# What the task asks
Which lines hold the word "chart"? Copy each one.

# Information shown
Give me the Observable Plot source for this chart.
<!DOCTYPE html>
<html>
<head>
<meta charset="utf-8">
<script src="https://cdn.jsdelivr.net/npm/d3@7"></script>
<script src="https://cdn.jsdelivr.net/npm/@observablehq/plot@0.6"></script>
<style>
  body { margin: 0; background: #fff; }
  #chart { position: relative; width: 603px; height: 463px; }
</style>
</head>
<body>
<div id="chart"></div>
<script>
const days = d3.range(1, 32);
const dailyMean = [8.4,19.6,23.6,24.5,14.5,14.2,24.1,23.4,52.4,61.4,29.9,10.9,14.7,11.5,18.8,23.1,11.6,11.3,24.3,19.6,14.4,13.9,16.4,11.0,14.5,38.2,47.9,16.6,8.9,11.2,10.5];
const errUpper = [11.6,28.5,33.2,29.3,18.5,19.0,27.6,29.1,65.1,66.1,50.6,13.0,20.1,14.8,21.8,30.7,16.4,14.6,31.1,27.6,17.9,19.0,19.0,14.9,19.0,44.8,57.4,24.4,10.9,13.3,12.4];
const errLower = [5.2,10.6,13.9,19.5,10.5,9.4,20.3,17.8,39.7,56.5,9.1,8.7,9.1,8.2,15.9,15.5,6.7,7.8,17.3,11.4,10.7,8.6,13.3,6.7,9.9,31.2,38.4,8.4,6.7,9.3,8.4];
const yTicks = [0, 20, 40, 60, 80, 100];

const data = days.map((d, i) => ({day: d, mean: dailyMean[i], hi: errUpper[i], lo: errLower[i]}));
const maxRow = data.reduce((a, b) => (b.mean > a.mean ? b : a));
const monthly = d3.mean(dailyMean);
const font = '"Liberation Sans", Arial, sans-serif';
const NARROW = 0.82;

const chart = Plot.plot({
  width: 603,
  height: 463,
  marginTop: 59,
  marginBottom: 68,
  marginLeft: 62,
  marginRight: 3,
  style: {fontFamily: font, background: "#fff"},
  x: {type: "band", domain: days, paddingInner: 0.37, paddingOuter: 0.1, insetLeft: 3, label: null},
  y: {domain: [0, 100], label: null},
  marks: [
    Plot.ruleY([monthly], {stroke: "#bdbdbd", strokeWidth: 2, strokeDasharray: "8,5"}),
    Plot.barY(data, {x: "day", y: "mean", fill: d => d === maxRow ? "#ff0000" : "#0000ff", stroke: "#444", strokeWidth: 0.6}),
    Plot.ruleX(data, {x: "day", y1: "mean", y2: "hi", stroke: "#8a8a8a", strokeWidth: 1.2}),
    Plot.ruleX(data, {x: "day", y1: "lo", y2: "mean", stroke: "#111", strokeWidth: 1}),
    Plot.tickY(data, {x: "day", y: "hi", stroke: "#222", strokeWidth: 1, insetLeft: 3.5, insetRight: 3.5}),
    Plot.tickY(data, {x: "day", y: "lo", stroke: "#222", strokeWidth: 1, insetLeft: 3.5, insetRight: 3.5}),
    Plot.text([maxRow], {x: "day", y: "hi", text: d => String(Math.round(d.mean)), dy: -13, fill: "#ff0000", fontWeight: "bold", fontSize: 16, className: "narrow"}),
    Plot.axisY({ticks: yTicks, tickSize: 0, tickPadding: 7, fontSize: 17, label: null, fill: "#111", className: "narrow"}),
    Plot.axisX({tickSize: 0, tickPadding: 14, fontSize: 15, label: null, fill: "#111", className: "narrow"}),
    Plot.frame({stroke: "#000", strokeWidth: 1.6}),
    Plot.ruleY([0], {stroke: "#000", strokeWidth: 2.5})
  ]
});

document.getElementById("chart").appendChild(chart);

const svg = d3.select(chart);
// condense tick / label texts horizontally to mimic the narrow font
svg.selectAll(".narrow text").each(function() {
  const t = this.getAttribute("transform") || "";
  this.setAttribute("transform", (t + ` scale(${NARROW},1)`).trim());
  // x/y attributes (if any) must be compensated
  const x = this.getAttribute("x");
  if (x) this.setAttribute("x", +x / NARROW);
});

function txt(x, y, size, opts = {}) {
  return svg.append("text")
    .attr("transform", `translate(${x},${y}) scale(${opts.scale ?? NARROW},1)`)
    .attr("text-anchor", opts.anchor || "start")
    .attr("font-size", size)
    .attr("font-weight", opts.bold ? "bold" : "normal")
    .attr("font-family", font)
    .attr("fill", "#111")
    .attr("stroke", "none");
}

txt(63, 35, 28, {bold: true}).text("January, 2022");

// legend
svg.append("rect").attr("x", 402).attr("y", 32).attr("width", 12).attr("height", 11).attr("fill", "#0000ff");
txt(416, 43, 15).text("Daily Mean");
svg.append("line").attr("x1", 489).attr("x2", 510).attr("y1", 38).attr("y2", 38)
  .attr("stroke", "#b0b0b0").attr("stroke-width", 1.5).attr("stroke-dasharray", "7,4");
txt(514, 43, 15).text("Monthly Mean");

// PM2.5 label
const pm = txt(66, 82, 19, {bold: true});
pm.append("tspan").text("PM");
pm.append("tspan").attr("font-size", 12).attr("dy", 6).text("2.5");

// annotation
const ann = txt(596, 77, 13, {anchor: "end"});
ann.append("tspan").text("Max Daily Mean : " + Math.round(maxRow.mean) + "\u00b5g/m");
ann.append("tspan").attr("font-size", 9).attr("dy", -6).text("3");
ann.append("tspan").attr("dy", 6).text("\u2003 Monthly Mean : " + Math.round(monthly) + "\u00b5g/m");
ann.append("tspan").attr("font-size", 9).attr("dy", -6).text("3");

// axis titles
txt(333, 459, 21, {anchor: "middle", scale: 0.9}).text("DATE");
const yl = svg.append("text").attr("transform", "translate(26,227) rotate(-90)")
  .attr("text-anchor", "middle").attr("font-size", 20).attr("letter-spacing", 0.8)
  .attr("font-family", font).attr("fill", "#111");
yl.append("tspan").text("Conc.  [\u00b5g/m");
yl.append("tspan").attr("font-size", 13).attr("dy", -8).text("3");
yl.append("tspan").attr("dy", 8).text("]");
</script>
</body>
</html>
...
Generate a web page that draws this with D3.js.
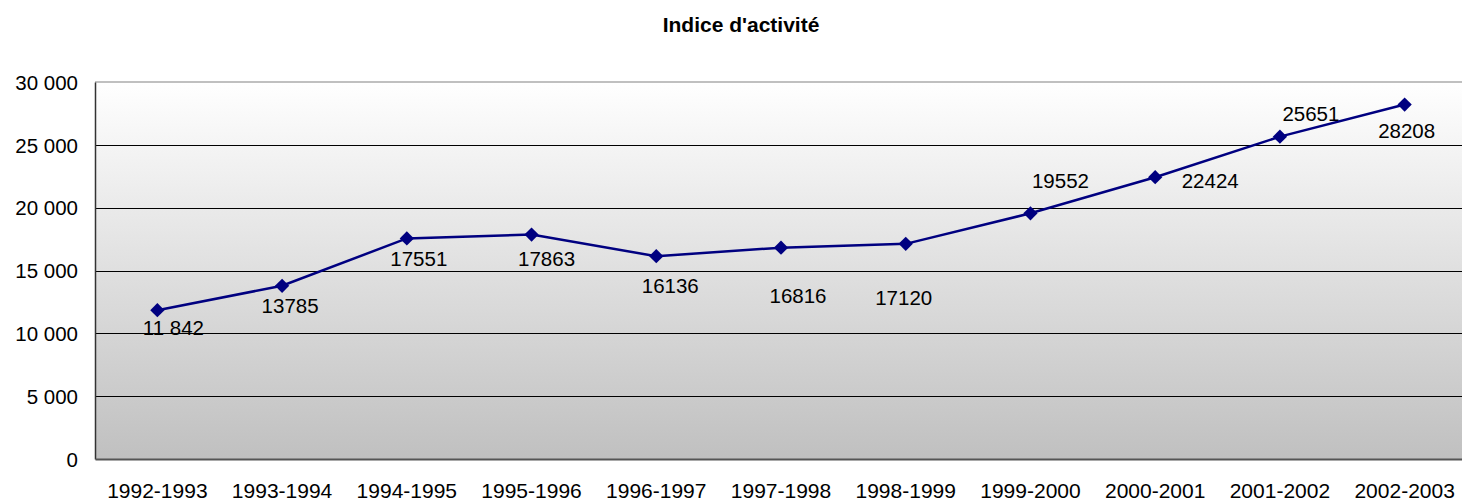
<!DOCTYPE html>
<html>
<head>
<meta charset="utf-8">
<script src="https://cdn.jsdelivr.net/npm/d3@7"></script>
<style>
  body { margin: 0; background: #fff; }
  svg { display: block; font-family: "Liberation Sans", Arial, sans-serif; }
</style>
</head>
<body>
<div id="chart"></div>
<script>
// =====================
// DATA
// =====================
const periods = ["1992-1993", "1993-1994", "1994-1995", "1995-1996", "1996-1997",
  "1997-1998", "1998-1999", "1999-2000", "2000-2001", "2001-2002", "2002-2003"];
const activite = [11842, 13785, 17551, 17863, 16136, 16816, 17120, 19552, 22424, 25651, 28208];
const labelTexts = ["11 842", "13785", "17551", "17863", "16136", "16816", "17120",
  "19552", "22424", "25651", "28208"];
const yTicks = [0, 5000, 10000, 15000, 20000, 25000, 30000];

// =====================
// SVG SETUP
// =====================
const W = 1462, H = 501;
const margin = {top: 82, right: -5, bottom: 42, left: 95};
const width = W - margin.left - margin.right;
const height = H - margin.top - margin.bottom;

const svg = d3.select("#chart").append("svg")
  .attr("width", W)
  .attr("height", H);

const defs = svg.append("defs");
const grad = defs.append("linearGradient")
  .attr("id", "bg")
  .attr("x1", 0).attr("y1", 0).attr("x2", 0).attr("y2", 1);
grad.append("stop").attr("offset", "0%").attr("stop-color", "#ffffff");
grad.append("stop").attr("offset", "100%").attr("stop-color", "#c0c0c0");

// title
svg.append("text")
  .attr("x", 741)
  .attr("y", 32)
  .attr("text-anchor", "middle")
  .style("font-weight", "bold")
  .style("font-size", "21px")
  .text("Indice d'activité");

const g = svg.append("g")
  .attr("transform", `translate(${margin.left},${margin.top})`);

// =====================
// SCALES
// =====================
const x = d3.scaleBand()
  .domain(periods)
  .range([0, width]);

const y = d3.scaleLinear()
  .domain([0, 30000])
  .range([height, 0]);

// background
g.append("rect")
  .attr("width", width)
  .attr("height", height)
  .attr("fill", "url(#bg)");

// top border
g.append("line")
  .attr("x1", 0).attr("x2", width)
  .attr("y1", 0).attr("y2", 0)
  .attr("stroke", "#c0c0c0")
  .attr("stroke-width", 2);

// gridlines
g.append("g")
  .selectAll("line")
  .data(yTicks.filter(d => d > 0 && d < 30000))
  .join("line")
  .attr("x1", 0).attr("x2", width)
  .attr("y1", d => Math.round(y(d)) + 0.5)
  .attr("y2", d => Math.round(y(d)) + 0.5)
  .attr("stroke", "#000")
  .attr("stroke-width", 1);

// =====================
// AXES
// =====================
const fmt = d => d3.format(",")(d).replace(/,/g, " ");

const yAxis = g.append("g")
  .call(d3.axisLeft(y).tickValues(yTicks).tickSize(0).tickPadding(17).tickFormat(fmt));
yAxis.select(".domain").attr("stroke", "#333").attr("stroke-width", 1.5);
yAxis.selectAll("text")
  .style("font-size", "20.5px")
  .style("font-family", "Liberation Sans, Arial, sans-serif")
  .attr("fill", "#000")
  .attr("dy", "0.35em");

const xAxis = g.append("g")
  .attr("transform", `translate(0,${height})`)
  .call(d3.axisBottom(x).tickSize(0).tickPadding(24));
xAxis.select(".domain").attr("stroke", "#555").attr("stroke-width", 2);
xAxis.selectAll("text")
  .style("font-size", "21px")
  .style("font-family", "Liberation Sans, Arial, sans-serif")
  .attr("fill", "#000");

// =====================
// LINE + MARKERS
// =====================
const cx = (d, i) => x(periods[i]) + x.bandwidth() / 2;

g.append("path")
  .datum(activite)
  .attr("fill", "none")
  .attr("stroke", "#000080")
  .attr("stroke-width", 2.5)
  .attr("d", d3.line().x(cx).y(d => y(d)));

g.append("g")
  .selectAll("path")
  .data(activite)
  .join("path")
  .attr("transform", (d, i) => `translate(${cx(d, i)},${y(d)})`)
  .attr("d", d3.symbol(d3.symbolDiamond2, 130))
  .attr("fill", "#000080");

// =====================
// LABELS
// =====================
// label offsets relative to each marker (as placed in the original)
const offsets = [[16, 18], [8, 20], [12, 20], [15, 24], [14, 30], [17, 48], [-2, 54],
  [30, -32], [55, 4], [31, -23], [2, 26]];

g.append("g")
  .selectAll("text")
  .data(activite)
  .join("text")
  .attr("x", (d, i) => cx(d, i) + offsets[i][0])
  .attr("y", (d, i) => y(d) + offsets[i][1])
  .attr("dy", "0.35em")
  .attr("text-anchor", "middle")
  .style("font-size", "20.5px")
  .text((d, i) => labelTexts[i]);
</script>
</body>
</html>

# Response to the exercise
Give me the Observable Plot source for this chart.
  #chart { position: relative; width: 603px; height: 463px; }
<div id="chart"></div>
const chart = Plot.plot({
document.getElementById("chart").appendChild(chart);
const svg = d3.select(chart);
<div id="chart"></div>
const svg = d3.select("#chart").append("svg")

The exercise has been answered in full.